Okay, in the final version I got rid of recursion, typing and Arrays. I got the main profit from recursion, of course. This was not enough to solve the problem, but the code was noticeably faster.

n, m = map(int, input().split())

parent, weight, rank = [-1 for _ in range(n)], [0 for _ in range(n)], [1 for _ in range(n)]


def find_set(v):
    while parent[v] != -1 and parent[v] != v:
        parent[v] = parent[parent[v]]
        weight[parent[v]] += weight[v]
        weight[v] = 0
        v = parent[v]
    if parent[v] == -1:
        parent[v] = v
    return v


def union_sets(a, b, cost):
    a = find_set(a)
    b = find_set(b)
    if a != b:
        if rank[a] < rank[b]:
            a, b = b, a
        parent[b] = a
        weight[a] += cost
        weight[a] += weight[b]
        weight[b] = 0
        if rank[a] == rank[b]:
            rank[a] += 1
    else:
        weight[a] += cost


def main():
    with open("input.txt", "r") as inp:
        with open("output.txt", "w") as out:
            inp.__next__()
            for line in inp:
                st = line.split()
                if len(st) != 4:
                    out.write(str(weight[find_set(int(st[1]) - 1)]) + "\n")
                else:
                    union_sets(int(st[1]) - 1, int(st[2]) - 1, int(st[3]))


main()

1. The [-1 for _ in range(n)] construct already creates a list. Further this list is simply thrown out and array.array is generated. In total, 6 potentially huge collections are immediately generated in one line. Either you can change it to (-1 for _ in range(n)), or abandon array.array, its benefits here are questionable:

In [3]: a = array("I", range(10000))                                                                                    

In [4]: b = list(range(10000))                                                                                          

In [5]: %timeit sum(a)                                                                                                  
206 µs ± 6.03 µs per loop (mean ± std. dev. of 7 runs, 1000 loops each)

In [6]: %timeit sum(b)                                                                                                  
69.3 µs ± 367 ns per loop (mean ± std. dev. of 7 runs, 10000 loops each)

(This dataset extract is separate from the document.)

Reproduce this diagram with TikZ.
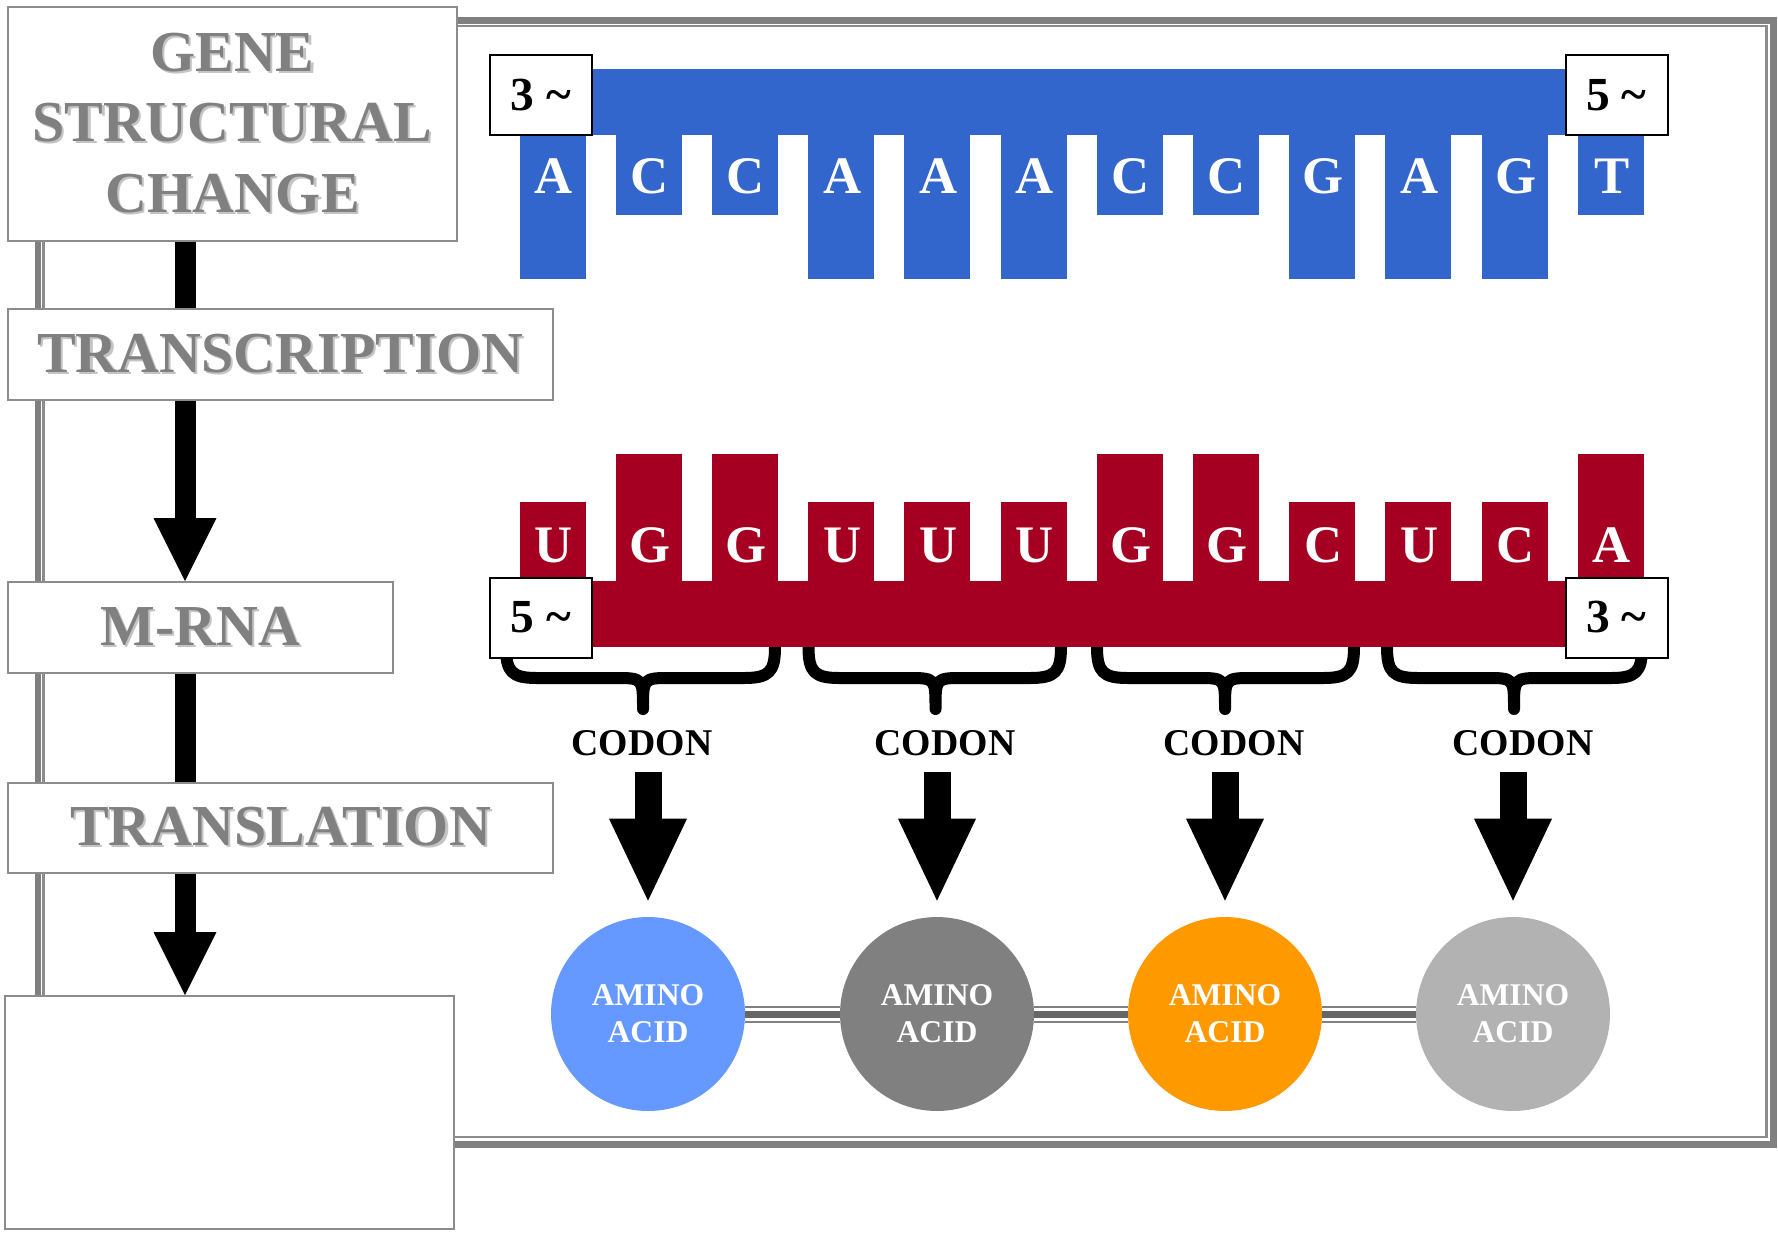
\documentclass[tikz,border=0pt]{standalone}
\usepackage{fontspec}
\setmainfont{Liberation Serif}
\usetikzlibrary{arrows.meta}

\definecolor{dnablue}{HTML}{3366CC}
\definecolor{rnared}{HTML}{A50021}
\definecolor{labelgray}{HTML}{808080}
\definecolor{labelshadow}{HTML}{C4C4C4}
\definecolor{boxgray}{HTML}{8C8C8C}
\definecolor{aminoblue}{HTML}{6699FF}
\definecolor{aminogray}{HTML}{808080}
\definecolor{aminoorange}{HTML}{FF9900}
\definecolor{aminolight}{HTML}{B2B2B2}
\definecolor{bonddark}{HTML}{666666}

\newcommand\shadowtext[1]{\makebox[0pt][l]{\kern1.2pt\raisebox{-1.2pt}{\color{labelshadow}#1}}#1}

\begin{document}
\begin{tikzpicture}[x=0.02cm,y=-0.02cm,
    stagebox/.style={draw=boxgray,line width=0.04cm,fill=white,inner sep=0pt,align=center,
        text=labelgray,font={\bfseries\fontsize{33}{40}\selectfont}},
    mainline/.style={line width=0.42cm},
    mainarrow/.style={line width=0.42cm,-{Triangle[length=1.26cm,width=1.26cm,line width=0pt]}},
    nuc/.style={text=white,inner sep=0pt,font={\bfseries\fontsize{30}{30}\selectfont}},
    endbox/.style={draw=black,line width=0.04cm,fill=white,inner sep=0pt,
        minimum width=2.04cm,minimum height=1.6cm,font={\bfseries\fontsize{27}{27}\selectfont}},
    codonbrace/.style={line width=0.24cm,line join=round},
    codon/.style={inner sep=0pt,font={\bfseries\fontsize{21.5}{21.5}\selectfont}},
    codonarrow/.style={line width=0.54cm,-{Triangle[length=1.64cm,width=1.56cm,line width=0pt]},
        shorten <=0.32cm,shorten >=0.32cm},
    amino/.style={circle,minimum size=3.88cm,inner sep=0pt,text=white,align=center,
        font={\bfseries\fontsize{18}{21}\selectfont}},
    pepbond/.style={line width=0.34cm,draw=labelgray,
        postaction={draw=white,line width=0.26cm},
        postaction={draw=bonddark,line width=0.14cm}}]
    \useasboundingbox (0,0) rectangle (1778,1232);

    % outer frame
    \draw[labelgray,line width=0.14cm] (38,20.5) rectangle (1773.5,1144.5);
    \draw[boxgray,line width=0.05cm] (43.5,26) rectangle (1766.5,1137);

    % stages on the left
    \node[stagebox,minimum width=8.98cm,minimum height=4.68cm] (G) at (232.5,124)
        {\shadowtext{GENE}\\\shadowtext{STRUCTURAL}\\\shadowtext{CHANGE}};
    \node[stagebox,minimum width=10.9cm,minimum height=1.82cm] (T) at (280.5,354.5) {\shadowtext{TRANSCRIPTION}};
    \node[stagebox,minimum width=7.7cm,minimum height=1.82cm] (M) at (200.5,627.5) {\shadowtext{M-RNA}};
    \node[stagebox,minimum width=10.9cm,minimum height=1.8cm] (L) at (280.5,828) {\shadowtext{TRANSLATION}};
    \node[stagebox,minimum width=8.98cm,minimum height=4.66cm] (E) at (229.5,1112.5) {};

    \coordinate (spine) at (185,0);
    \draw[mainline] (G.south -| spine) -- (T.north -| spine);
    \draw[mainarrow] (T.south -| spine) -- (M.north -| spine);
    \draw[mainline] (M.south -| spine) -- (L.north -| spine);
    \draw[mainarrow] (L.south -| spine) -- (E.north -| spine);

    % codon braces (under the m-rna strand)
    \foreach \l/\m/\r in {506/643/775,808.5/935.5/1061,1097/1225/1354,1387/1514/1642} {
        \draw[codonbrace] (\l,640) -- (\l,647) .. controls (\l,672) and (\l+6,678) .. (\l+31,678) -- (\m-28,678)
            .. controls (\m,678) .. (\m,709) .. controls (\m,678) .. (\m+28,678) -- (\r-31,678)
            .. controls (\r-6,678) and (\r,672) .. (\r,647) -- (\r,640);
    }

    % DNA strand
    \fill[dnablue] (560,69) rectangle (1600,135);
    \foreach \b/\h [count=\i from 0] in {A/279,C/215,C/215,A/279,A/279,A/279,C/215,C/215,G/279,A/279,G/279,T/215} {
        \fill[dnablue] (519.5+96.2*\i,135) rectangle (585.5+96.2*\i,\h);
        \node[nuc] (d\i) at (553.5+96.2*\i,176.5) {\b};
    }
    \node[endbox] (D3) at (541,95) {3 \textasciitilde};
    \node[endbox] (D5) at (1616.5,95) {5 \textasciitilde};

    % m-rna strand
    \fill[rnared] (560,581) rectangle (1600,647);
    \foreach \b/\h [count=\i from 0] in {U/502,G/454,G/454,U/502,U/502,U/502,G/454,G/454,C/502,U/502,C/502,A/454} {
        \fill[rnared] (519.5+96.2*\i,\h) rectangle (585.5+96.2*\i,582);
        \node[nuc] (r\i) at (553.5+96.2*\i,545) {\b};
    }
    \node[endbox] (R5) at (541,617.5) {5 \textasciitilde};
    \node[endbox] (R3) at (1616.5,617.5) {3 \textasciitilde};

    % codons and amino acids
    \foreach \k/\m/\t/\c in {0/648/642/aminoblue,1/937/945/aminogray,2/1225/1234/aminoorange,3/1513/1523/aminolight} {
        \node[codon] (c\k) at (\t,743) {CODON};
        \node[amino,fill=\c] (a\k) at (\m,1014) {AMINO\\ACID};
        \draw[codonarrow] (c\k.south -| a\k.north) -- (a\k.north);
    }
    \draw[pepbond] (a0) -- (a1);
    \draw[pepbond] (a1) -- (a2);
    \draw[pepbond] (a2) -- (a3);
\end{tikzpicture}
\end{document}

In [7]: %timeit a[7777]                                                                                                 
49.5 ns ± 0.564 ns per loop (mean ± std. dev. of 7 runs, 10000000 loops each)

In [8]: %timeit b[7777]                                                                                                 
33.6 ns ± 0.411 ns per loop (mean ± std. dev. of 7 runs, 10000000 loops each)

Are you sure your paths are being compressed correctly?
Well, it’s better to get away from recursion, in python there are quite expensive function calls.